The next piece is you need to speak to a mortgage banker or a lender. @Charlie Fitzgerald does private lending here in Las Vegas and I believe he can provide you with a lender's perspective, as far as how your existing condo would be viewed from a lender's perspective. I've never had any issues getting a lender to account for fair market rental income, but I suspect this may vary from lender to lender and also depend on your experience as a real estate investor.
The rest is really a mathematical equation.
If you're going to lose $500 a month, or whatever that negative cash flow is (including CapEx, maintenance, management, taxes, etc) for five years, that would be a $30,000 hit. If that number works for you and you are confident that you will get enough appreciation to get you out of your current hole and cover the monthly losses, you're all set.
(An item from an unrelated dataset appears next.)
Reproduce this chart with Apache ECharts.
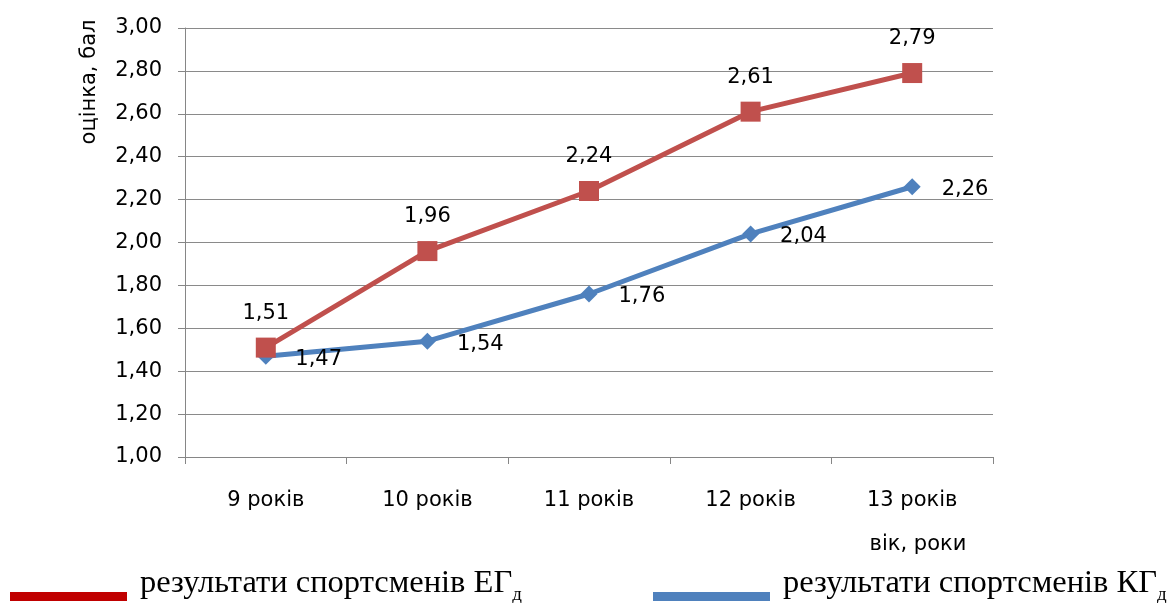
<!DOCTYPE html>
<html>
<head>
<meta charset="utf-8">
<script src="https://cdn.jsdelivr.net/npm/echarts@6/dist/echarts.min.js"></script>
<style>
  html, body { margin: 0; padding: 0; background: #fff; }
  #chart { width: 1168px; height: 603px; }
</style>
</head>
<body>
<div id="chart"></div>
<script>
// Age groups and average scores for the two groups of athletes
const categories = ['9 років', '10 років', '11 років', '12 років', '13 років'];
const egScores = [1.51, 1.96, 2.24, 2.61, 2.79];
const kgScores = [1.47, 1.54, 1.76, 2.04, 2.26];
const seriesNames = ['результати спортсменів ЕГ', 'результати спортсменів КГ'];

const fmt = v => v.toFixed(2).replace('.', ',');
const baseFont = '"DejaVu Sans", sans-serif';
const baseSize = 21;

const chart = echarts.init(document.getElementById('chart'));

// One legend per series so each swatch can sit where it belongs
function legendFor(idx, left, swatch) {
  return {
    data: [{ name: seriesNames[idx], itemStyle: { color: swatch, borderWidth: 0 }, icon: 'rect' }],
    left: left,
    top: 562,
    itemWidth: 117,
    itemHeight: 9,
    selectedMode: false,
    formatter: name => '{m|' + name + '}{s|д}',
    textStyle: {
      rich: {
        m: { fontFamily: '"Liberation Serif", serif', fontSize: 32.5, color: '#000', padding: [0, 0, 26, 8] },
        s: { fontFamily: '"Liberation Serif", serif', fontSize: 19, color: '#000', padding: [0, 0, 2, 0] }
      }
    }
  };
}

chart.setOption({
  animation: false,
  grid: { left: 185, right: 175, top: 28, bottom: 146 },
  legend: [legendFor(0, 5, '#C00000'), legendFor(1, 648, '#4F81BD')],
  xAxis: {
    type: 'category',
    data: categories,
    boundaryGap: true,
    axisLine: { lineStyle: { color: '#868686', width: 1 } },
    axisTick: { show: true, length: 7, lineStyle: { color: '#868686' } },
    axisLabel: { color: '#000', fontSize: baseSize, fontFamily: baseFont, margin: 33 }
  },
  yAxis: {
    type: 'value',
    min: 1,
    max: 3,
    interval: 0.2,
    axisLine: { show: true, lineStyle: { color: '#868686', width: 1 } },
    axisTick: { show: true, length: 7, lineStyle: { color: '#868686' } },
    axisLabel: { color: '#000', fontSize: baseSize, fontFamily: baseFont, margin: 23, formatter: v => fmt(v) },
    splitLine: { lineStyle: { color: '#8a8a8a', width: 1 } }
  },
  graphic: [
    {
      type: 'text',
      x: 90, y: 82,
      rotation: Math.PI / 2,
      style: {
        text: 'оцінка, бал',
        font: baseSize + 'px ' + baseFont,
        fill: '#000',
        align: 'center',
        verticalAlign: 'middle'
      }
    },
    {
      type: 'text',
      x: 918, y: 545,
      style: {
        text: 'вік, роки',
        font: baseSize + 'px ' + baseFont,
        fill: '#000',
        align: 'center',
        verticalAlign: 'middle'
      }
    }
  ],
  series: [
    {
      name: seriesNames[0],
      type: 'line',
      data: egScores,
      symbol: 'rect',
      symbolSize: 20,
      lineStyle: { color: '#C0504D', width: 5 },
      itemStyle: { color: '#C0504D' },
      label: {
        show: true,
        position: 'top',
        distance: 14,
        color: '#000',
        fontSize: baseSize,
        fontFamily: baseFont,
        formatter: p => fmt(p.value)
      },
      z: 3
    },
    {
      name: seriesNames[1],
      type: 'line',
      data: kgScores,
      symbol: 'diamond',
      symbolSize: 17,
      lineStyle: { color: '#4F81BD', width: 5 },
      itemStyle: { color: '#4F81BD' },
      label: {
        show: true,
        position: 'right',
        distance: 21,
        offset: [0, 3],
        color: '#000',
        fontSize: baseSize,
        fontFamily: baseFont,
        formatter: p => fmt(p.value)
      },
      z: 2
    }
  ]
});
</script>
</body>
</html>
On a personal note, I am not a fan of speculation and my crystal ball doesn't see quite that far into the future. If your assumptions are based on how fast real estate values have been going up the last couple years, I would caution you that I do not think the current growth trajectory is sustainable. I would speak to a local investor who has a level head and see where they think the real estate market is going. Your threshold for buying that dream home may (or may not) be further on the horizon.
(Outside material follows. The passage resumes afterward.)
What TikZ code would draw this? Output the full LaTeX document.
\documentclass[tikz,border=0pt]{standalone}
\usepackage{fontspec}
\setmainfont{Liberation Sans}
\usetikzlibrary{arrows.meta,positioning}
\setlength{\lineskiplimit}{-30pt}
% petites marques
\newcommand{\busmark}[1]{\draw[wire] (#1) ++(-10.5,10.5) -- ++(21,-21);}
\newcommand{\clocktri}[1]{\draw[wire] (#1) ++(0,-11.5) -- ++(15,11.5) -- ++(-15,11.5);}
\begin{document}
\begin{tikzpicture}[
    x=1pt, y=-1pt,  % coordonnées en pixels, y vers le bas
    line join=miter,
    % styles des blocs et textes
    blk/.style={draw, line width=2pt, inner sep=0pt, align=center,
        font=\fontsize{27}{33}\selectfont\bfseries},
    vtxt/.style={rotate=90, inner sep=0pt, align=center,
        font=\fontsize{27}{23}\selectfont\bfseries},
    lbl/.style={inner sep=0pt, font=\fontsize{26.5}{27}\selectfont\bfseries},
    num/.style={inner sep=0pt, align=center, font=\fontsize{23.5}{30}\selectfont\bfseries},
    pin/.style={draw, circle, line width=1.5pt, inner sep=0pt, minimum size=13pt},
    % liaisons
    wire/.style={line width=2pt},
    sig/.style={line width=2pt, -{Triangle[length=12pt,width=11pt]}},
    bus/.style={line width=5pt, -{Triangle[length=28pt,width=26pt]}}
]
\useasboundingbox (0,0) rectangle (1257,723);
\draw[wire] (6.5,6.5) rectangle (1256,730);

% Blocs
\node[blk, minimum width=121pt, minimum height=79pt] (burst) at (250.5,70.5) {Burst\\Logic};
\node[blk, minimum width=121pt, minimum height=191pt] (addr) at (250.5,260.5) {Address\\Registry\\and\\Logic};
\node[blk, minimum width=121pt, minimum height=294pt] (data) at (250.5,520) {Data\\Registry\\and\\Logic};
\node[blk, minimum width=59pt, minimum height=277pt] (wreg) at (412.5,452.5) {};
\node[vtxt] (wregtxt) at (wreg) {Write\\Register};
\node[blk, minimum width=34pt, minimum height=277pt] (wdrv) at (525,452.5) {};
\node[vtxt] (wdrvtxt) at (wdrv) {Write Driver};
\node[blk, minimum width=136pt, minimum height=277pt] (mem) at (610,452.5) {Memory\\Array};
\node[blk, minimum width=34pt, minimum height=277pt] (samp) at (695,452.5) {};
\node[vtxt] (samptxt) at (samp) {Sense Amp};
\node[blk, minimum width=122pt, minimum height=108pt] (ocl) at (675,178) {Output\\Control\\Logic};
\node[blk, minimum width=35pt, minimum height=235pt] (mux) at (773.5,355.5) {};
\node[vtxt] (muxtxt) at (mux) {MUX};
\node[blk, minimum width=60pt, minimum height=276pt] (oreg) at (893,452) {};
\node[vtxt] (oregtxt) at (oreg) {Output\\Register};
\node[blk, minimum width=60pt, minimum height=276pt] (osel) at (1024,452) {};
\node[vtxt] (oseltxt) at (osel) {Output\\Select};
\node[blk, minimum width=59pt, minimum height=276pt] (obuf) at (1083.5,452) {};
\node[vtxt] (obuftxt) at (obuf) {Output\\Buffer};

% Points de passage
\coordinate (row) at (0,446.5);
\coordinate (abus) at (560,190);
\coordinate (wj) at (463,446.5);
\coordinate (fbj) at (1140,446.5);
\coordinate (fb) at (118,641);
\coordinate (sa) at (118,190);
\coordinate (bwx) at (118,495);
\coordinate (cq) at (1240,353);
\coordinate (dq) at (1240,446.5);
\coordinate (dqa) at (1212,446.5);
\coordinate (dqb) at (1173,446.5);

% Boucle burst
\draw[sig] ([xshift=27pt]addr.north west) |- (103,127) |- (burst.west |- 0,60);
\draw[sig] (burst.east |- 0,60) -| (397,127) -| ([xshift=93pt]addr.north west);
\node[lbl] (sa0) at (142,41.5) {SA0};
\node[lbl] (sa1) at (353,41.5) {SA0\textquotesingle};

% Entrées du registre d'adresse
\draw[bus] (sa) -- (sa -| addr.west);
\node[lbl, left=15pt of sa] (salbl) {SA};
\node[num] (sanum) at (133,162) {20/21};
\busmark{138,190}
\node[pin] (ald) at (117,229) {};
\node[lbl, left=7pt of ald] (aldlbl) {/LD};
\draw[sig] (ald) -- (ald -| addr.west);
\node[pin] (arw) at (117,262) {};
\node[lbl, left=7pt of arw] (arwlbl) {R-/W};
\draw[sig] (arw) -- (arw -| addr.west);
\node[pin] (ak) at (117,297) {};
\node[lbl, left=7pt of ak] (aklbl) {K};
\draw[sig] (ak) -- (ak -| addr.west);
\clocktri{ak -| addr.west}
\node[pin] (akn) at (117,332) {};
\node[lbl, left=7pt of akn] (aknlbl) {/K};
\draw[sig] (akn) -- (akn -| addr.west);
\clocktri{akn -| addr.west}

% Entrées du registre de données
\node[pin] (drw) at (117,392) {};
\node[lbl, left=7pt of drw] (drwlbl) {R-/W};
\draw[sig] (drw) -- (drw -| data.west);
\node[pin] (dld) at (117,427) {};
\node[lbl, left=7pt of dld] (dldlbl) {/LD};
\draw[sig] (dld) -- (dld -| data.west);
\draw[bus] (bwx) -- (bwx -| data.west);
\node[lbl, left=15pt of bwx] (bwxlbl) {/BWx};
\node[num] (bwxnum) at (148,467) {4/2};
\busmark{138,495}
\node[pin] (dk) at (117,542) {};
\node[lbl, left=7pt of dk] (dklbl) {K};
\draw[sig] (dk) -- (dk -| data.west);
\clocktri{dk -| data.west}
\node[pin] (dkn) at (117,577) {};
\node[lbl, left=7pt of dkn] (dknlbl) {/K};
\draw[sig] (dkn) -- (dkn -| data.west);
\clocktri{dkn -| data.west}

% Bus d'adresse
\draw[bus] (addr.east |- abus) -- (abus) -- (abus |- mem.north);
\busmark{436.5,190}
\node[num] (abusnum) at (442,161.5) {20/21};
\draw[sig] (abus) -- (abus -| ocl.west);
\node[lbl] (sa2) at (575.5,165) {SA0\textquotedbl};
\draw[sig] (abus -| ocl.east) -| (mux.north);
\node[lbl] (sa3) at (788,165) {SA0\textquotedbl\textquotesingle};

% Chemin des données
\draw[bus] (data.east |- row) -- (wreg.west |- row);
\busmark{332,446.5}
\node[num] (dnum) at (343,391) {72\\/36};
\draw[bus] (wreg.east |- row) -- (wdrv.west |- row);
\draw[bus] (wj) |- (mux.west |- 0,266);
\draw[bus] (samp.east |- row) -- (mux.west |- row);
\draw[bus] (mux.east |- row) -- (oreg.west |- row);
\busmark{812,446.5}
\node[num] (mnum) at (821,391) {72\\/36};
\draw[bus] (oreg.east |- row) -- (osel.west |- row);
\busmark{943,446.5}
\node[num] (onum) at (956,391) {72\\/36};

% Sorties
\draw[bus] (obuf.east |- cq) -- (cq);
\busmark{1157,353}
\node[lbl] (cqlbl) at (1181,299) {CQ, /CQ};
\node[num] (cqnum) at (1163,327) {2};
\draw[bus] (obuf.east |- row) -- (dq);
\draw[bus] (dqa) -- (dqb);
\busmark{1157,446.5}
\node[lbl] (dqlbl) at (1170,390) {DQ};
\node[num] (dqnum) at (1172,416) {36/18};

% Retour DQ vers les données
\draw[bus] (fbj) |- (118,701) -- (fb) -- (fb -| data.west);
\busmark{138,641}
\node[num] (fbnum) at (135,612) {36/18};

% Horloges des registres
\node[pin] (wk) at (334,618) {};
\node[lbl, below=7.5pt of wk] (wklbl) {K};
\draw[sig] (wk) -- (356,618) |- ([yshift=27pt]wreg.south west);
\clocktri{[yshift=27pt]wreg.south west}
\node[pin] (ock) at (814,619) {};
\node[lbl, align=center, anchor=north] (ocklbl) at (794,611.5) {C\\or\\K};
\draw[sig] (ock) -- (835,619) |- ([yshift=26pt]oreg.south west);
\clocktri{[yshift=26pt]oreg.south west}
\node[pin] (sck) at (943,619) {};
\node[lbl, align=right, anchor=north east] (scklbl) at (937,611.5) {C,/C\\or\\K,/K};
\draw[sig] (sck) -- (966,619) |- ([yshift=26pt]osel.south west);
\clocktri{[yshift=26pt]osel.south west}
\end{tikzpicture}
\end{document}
I would also add that I am a firm proponent of avoiding lifestyle improvements that come at the cost of your financial health. If you're dead set on owning a house, find a smoking hot deal that will reward you for purchasing it. I think the current plan is just going to increase your expenses and provide no additional net income, thus degrading your financial situation. It also has much higher risk - what happens if the people you rent to trash the place and you're stuck with the repair bill?